My intuition about the topic:
In a statistical parametric setting, which is in Desion Theory bounds, we'd like to estime, say, $\theta \in \Theta$ in the best way possible, by choosing a function of the sample data (a statistic) before we met the data. Let 'best' be measured by a loss function $l: t \times \theta \to \!R^+$, where $t$ is the estimate for $\theta$. So $l(t, \theta)$ is high for poor values of $t$ and zero for $t=\theta$.
Now we want to compare statistics $T_1$ and $T_2$. One is clearly the winner if the loss function is less or equal than the other for all samples. If that's not the case, we cannot say which one is better. In other words, $T_1$ may be better than $T_2$ in some subset of sample space, but $T_2$ may be better than $T_1$ in another subset.
To remove the dependency on sample space, we may take the average value over it. That's the risk function.
Now, suppose $T_1$ is better than $T_2$ in average. $T_2$ may be better than $T_1$ in certain circumstances yet! $T_2$ mat be better than $T_1$ for some values of $\theta \in \Theta_1 \subset \Theta$, yet worse in average!
To further remove the dependency on $\Theta$ is to set a priori over $\Theta$ - this is the Bayesian approach. Here, we set 'importance' over $\Theta$: more reasonable values of $\theta$ are more important, since they're more likely to be found in reallity.

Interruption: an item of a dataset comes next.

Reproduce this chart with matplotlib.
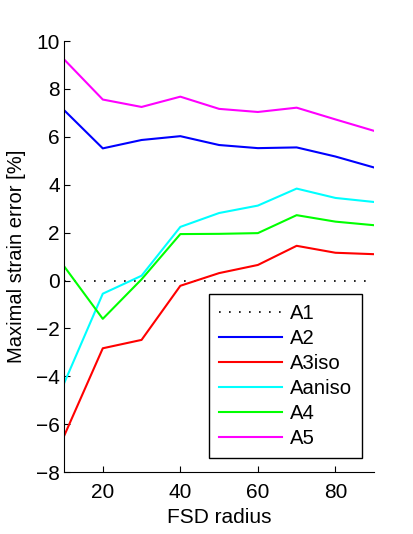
import matplotlib
matplotlib.use("Agg")
import matplotlib.pyplot as plt

plt.rcParams['font.family'] = ['Liberation Sans', 'DejaVu Sans']

radius = [10, 20, 30, 40, 50, 60, 70, 80, 90]
a1 = [0, 0, 0, 0, 0, 0, 0, 0, 0]
a2 = [7.12, 5.52, 5.87, 6.03, 5.66, 5.53, 5.56, 5.18, 4.72]
a3iso = [-6.5, -2.83, -2.48, -0.22, 0.31, 0.65, 1.45, 1.16, 1.1]
aaniso = [-4.3, -0.55, 0.2, 2.24, 2.82, 3.13, 3.84, 3.45, 3.28]
a4 = [0.6, -1.6, 0.05, 1.94, 1.95, 1.98, 2.73, 2.46, 2.31]
a5 = [9.24, 7.56, 7.25, 7.68, 7.17, 7.04, 7.22, 6.73, 6.25]

fig = plt.figure(figsize=(4.13, 5.34), dpi=100)
ax = fig.add_axes([0.155, 0.116, 0.751, 0.807])

ax.plot(radius, a1, color='k', linestyle=(0, (1, 5)), lw=1.2, label='A1')
ax.plot(radius, a2, color=(0, 0, 1), lw=1.5, label='A2')
ax.plot(radius, a3iso, color=(1, 0, 0), lw=1.5, label='A3iso')
ax.plot(radius, aaniso, color=(0, 1, 1), lw=1.5, label='Aaniso')
ax.plot(radius, a4, color=(0, 1, 0), lw=1.5, label='A4')
ax.plot(radius, a5, color=(1, 0, 1), lw=1.5, label='A5')

ax.set_xlim(10, 90)
ax.set_ylim(-8, 10)
ax.set_xticks([20, 40, 60, 80])
ax.set_yticks(range(-8, 11, 2))
ax.set_yticklabels(['\u22128', '\u22126', '\u22124', '\u22122', '0', '2', '4', '6', '8', '10'])
ax.tick_params(direction='in', labelsize=15, length=4)
ax.tick_params(axis='x', pad=8)
ax.tick_params(axis='y', pad=3)
ax.spines['top'].set_visible(False)
ax.spines['right'].set_visible(False)
ax.set_xlabel('FSD radius', fontsize=15, labelpad=4)
ax.set_ylabel('Maximal strain error [%]', fontsize=14.5, labelpad=7)

leg = ax.legend(loc='lower right', bbox_to_anchor=(0.961, 0.032), fontsize=14.6,
                handlelength=3.1, handletextpad=0.4, labelspacing=0.3,
                borderpad=0.5, borderaxespad=0,
                fancybox=False, framealpha=1, edgecolor='k')
leg.get_frame().set_linewidth(1.0)

fig.savefig('out.png', dpi=100)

In a nutshell, I think we consider the risk function the way it is because it removes dependency on information, in a setting where we are making decision before we gather it.
In complementation of @shadowtalker's answer, it's important to notice that sometimes (like @shadowtalker suggested on heavy-tailed distributions) expectation is not sufficient to summarise a random variable (though being a good "descriptor"). In those cases, we may need variance, skewness or kurtosis.
Also, other central measure of tendendy as median are very useful in nonparametric statistcis for instance. Alhough historicaly theory was developed first for pararmetric statistics, where expected value has more appeal.